#### Job:
Copy the records below exactly, starting at the line that contains "Output the web" and ending at the line that contains "const ctx = document.getElementById('myChart').getContext('2d')"; leave out any pictures.

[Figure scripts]
====
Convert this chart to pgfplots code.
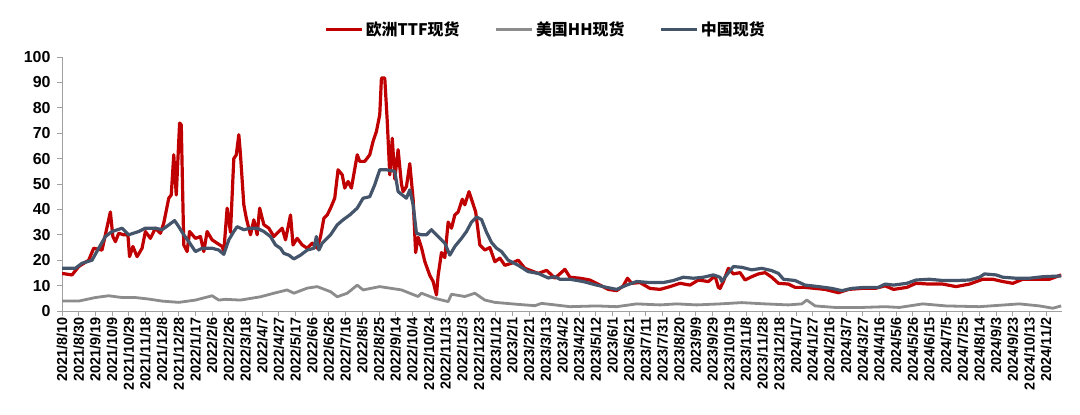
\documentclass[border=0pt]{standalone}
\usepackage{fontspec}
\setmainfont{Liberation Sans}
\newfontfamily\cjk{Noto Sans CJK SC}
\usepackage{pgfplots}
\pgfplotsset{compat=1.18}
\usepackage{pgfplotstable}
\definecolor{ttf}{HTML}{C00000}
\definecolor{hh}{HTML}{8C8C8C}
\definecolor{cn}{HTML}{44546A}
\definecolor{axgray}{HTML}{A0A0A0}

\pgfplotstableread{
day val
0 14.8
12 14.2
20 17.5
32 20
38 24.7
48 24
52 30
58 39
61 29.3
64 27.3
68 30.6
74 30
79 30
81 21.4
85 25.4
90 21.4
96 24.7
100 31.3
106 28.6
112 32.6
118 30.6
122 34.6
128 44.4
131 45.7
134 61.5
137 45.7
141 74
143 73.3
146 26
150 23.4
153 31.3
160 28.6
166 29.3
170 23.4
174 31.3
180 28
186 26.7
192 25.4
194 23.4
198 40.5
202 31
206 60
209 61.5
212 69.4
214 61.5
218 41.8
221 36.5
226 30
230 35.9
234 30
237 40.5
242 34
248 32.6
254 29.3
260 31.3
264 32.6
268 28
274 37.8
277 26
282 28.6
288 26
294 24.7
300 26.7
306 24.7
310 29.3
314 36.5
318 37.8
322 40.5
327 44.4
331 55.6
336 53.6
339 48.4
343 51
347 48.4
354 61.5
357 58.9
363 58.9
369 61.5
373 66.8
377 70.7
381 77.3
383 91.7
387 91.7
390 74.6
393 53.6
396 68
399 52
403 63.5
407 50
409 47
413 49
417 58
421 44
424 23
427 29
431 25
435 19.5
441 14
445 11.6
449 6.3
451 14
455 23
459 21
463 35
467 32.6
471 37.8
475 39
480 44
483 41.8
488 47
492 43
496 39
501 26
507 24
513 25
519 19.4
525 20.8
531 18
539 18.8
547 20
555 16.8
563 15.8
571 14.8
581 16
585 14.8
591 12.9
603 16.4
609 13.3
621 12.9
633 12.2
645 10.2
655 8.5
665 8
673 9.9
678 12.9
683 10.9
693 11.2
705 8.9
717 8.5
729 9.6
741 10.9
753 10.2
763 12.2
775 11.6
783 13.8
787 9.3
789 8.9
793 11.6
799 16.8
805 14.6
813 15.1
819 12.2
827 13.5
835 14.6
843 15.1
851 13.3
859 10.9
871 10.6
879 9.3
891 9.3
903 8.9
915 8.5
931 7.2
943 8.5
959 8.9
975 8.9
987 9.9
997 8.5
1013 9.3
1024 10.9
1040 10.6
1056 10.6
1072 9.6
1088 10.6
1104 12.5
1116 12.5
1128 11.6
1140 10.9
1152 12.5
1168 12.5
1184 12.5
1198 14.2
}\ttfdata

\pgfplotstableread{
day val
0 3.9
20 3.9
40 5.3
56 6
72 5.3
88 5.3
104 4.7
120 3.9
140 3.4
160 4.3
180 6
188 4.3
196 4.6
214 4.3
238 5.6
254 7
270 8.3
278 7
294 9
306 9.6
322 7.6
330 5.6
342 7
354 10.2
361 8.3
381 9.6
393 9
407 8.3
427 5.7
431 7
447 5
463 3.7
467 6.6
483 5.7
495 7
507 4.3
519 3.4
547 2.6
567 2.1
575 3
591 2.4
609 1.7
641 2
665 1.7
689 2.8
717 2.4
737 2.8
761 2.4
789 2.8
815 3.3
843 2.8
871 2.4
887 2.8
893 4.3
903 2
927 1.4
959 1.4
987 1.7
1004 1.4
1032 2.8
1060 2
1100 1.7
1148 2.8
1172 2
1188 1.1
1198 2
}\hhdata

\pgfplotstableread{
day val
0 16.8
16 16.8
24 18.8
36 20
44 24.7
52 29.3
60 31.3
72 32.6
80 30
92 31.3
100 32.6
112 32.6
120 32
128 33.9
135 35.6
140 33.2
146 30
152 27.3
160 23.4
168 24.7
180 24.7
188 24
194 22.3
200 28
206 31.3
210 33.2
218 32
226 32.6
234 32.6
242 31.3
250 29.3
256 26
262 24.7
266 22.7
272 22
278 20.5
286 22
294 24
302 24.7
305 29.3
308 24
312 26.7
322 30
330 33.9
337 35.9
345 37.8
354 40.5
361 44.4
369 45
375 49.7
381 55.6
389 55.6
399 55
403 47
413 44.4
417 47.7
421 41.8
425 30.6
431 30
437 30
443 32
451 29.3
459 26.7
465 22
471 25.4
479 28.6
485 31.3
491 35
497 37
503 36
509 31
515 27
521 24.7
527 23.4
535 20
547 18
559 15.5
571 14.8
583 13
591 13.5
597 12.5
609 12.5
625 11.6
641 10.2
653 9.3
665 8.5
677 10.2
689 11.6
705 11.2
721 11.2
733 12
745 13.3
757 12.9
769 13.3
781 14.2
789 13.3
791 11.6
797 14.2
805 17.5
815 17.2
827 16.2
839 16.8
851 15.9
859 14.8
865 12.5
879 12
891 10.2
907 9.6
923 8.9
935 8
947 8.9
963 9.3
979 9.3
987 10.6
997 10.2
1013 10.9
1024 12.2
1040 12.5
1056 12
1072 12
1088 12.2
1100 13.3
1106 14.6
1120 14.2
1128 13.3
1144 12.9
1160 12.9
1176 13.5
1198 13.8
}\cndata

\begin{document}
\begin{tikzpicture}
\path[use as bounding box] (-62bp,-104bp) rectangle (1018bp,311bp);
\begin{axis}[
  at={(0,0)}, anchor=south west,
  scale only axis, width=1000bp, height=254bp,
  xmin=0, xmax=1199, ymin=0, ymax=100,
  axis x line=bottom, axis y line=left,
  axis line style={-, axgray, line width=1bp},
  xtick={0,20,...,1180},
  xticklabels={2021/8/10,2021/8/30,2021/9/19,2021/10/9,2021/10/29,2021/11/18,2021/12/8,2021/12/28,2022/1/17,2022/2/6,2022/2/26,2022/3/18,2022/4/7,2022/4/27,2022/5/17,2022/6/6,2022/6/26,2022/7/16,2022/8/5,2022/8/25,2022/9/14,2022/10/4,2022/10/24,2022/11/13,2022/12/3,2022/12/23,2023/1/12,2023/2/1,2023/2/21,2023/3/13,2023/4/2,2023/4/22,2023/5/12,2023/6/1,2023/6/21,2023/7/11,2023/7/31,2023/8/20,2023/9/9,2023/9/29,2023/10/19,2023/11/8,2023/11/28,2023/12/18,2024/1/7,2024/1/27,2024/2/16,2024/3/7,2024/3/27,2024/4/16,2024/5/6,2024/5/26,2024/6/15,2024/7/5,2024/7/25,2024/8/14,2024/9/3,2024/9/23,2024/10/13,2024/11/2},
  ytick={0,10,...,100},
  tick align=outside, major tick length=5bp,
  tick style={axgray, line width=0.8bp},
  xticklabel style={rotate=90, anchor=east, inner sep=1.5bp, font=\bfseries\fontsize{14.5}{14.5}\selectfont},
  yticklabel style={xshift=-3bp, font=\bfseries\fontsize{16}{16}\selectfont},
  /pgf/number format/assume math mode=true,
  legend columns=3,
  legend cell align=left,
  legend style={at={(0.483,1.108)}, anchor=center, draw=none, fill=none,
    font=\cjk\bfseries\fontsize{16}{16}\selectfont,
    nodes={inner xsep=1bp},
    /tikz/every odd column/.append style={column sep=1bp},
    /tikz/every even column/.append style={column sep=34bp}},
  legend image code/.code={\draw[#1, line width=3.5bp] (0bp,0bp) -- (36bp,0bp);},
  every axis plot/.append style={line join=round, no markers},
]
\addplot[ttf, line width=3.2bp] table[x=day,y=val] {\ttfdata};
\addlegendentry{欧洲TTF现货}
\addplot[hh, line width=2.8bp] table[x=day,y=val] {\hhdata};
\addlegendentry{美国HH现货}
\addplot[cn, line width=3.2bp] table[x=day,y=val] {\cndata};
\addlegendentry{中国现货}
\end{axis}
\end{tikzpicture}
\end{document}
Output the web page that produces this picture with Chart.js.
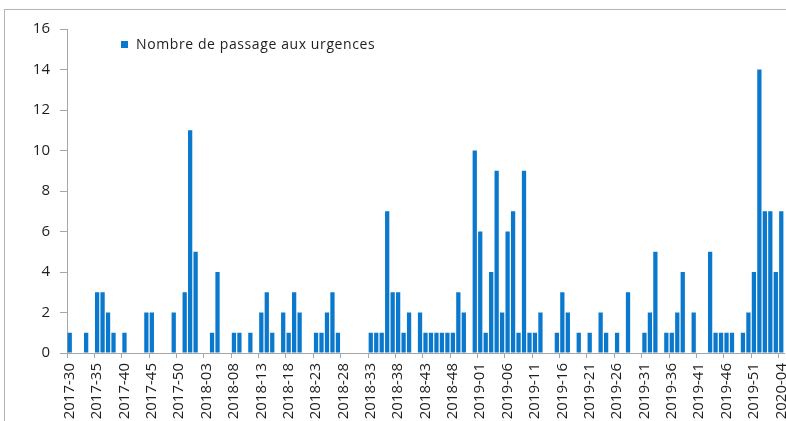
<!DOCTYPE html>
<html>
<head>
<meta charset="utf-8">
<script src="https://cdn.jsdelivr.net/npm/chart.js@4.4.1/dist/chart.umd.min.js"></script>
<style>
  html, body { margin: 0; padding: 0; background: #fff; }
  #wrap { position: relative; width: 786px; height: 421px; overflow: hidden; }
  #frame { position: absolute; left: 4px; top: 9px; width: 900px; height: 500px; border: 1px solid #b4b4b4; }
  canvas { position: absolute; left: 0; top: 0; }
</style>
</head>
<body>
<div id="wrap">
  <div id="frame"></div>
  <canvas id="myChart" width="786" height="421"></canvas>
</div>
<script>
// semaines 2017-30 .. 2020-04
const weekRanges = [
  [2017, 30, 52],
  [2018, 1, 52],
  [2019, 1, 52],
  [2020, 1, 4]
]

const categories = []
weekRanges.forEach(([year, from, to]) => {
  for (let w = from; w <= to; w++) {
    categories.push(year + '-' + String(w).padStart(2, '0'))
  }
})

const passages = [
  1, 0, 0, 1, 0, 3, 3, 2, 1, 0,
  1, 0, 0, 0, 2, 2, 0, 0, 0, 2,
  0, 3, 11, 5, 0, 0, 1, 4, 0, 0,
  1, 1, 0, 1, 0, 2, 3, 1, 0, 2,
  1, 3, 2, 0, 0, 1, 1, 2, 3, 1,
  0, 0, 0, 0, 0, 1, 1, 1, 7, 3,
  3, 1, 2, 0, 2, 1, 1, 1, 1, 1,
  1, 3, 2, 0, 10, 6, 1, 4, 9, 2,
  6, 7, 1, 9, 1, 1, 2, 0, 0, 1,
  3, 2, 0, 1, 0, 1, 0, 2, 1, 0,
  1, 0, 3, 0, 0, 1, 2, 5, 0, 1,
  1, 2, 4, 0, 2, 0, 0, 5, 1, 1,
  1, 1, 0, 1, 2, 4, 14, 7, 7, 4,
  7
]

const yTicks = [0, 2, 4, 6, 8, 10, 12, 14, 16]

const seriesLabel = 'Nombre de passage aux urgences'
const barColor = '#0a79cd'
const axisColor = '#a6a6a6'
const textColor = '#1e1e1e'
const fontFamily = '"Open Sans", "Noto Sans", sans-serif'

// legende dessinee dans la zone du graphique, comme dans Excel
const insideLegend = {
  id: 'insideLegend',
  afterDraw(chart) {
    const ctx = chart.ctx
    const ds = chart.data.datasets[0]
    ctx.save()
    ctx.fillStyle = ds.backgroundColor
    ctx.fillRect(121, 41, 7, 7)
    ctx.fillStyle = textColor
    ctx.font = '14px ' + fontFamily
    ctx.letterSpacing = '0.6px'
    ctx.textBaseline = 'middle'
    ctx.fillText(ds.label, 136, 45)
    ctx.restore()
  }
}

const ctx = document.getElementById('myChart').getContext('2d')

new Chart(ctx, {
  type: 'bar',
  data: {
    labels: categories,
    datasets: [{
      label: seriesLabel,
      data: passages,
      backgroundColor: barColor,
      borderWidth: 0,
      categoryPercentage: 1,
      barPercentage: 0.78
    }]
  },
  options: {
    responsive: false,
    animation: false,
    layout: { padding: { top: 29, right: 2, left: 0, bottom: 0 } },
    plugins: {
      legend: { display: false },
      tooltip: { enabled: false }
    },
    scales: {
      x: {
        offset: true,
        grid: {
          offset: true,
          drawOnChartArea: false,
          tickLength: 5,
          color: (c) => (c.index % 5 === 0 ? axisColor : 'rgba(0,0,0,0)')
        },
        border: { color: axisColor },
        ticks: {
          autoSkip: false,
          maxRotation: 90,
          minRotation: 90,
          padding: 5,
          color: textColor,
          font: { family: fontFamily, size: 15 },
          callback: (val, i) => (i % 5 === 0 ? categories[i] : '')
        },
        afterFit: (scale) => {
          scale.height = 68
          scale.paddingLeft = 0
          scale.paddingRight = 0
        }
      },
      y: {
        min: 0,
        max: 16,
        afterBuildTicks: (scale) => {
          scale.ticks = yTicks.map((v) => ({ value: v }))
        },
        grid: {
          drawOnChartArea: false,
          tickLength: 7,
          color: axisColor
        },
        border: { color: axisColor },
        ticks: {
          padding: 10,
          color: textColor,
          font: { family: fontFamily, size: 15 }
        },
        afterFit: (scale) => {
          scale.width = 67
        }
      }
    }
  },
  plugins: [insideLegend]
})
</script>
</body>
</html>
====
#### Worked solution:
Output the web page that produces this picture with Chart.js.
<!DOCTYPE html>
<html>
<head>
<meta charset="utf-8">
<script src="https://cdn.jsdelivr.net/npm/chart.js@4.4.1/dist/chart.umd.min.js"></script>
<style>
  html, body { margin: 0; padding: 0; background: #fff; }
  #wrap { position: relative; width: 786px; height: 421px; overflow: hidden; }
  #frame { position: absolute; left: 4px; top: 9px; width: 900px; height: 500px; border: 1px solid #b4b4b4; }
  canvas { position: absolute; left: 0; top: 0; }
</style>
</head>
<body>
<div id="wrap">
  <div id="frame"></div>
  <canvas id="myChart" width="786" height="421"></canvas>
</div>
<script>
// semaines 2017-30 .. 2020-04
const weekRanges = [
  [2017, 30, 52],
  [2018, 1, 52],
  [2019, 1, 52],
  [2020, 1, 4]
]

const categories = []
weekRanges.forEach(([year, from, to]) => {
  for (let w = from; w <= to; w++) {
    categories.push(year + '-' + String(w).padStart(2, '0'))
  }
})

const passages = [
  1, 0, 0, 1, 0, 3, 3, 2, 1, 0,
  1, 0, 0, 0, 2, 2, 0, 0, 0, 2,
  0, 3, 11, 5, 0, 0, 1, 4, 0, 0,
  1, 1, 0, 1, 0, 2, 3, 1, 0, 2,
  1, 3, 2, 0, 0, 1, 1, 2, 3, 1,
  0, 0, 0, 0, 0, 1, 1, 1, 7, 3,
  3, 1, 2, 0, 2, 1, 1, 1, 1, 1,
  1, 3, 2, 0, 10, 6, 1, 4, 9, 2,
  6, 7, 1, 9, 1, 1, 2, 0, 0, 1,
  3, 2, 0, 1, 0, 1, 0, 2, 1, 0,
  1, 0, 3, 0, 0, 1, 2, 5, 0, 1,
  1, 2, 4, 0, 2, 0, 0, 5, 1, 1,
  1, 1, 0, 1, 2, 4, 14, 7, 7, 4,
  7
]

const yTicks = [0, 2, 4, 6, 8, 10, 12, 14, 16]

const seriesLabel = 'Nombre de passage aux urgences'
const barColor = '#0a79cd'
const axisColor = '#a6a6a6'
const textColor = '#1e1e1e'
const fontFamily = '"Open Sans", "Noto Sans", sans-serif'

// legende dessinee dans la zone du graphique, comme dans Excel
const insideLegend = {
  id: 'insideLegend',
  afterDraw(chart) {
    const ctx = chart.ctx
    const ds = chart.data.datasets[0]
    ctx.save()
    ctx.fillStyle = ds.backgroundColor
    ctx.fillRect(121, 41, 7, 7)
    ctx.fillStyle = textColor
    ctx.font = '14px ' + fontFamily
    ctx.letterSpacing = '0.6px'
    ctx.textBaseline = 'middle'
    ctx.fillText(ds.label, 136, 45)
    ctx.restore()
  }
}

const ctx = document.getElementById('myChart').getContext('2d')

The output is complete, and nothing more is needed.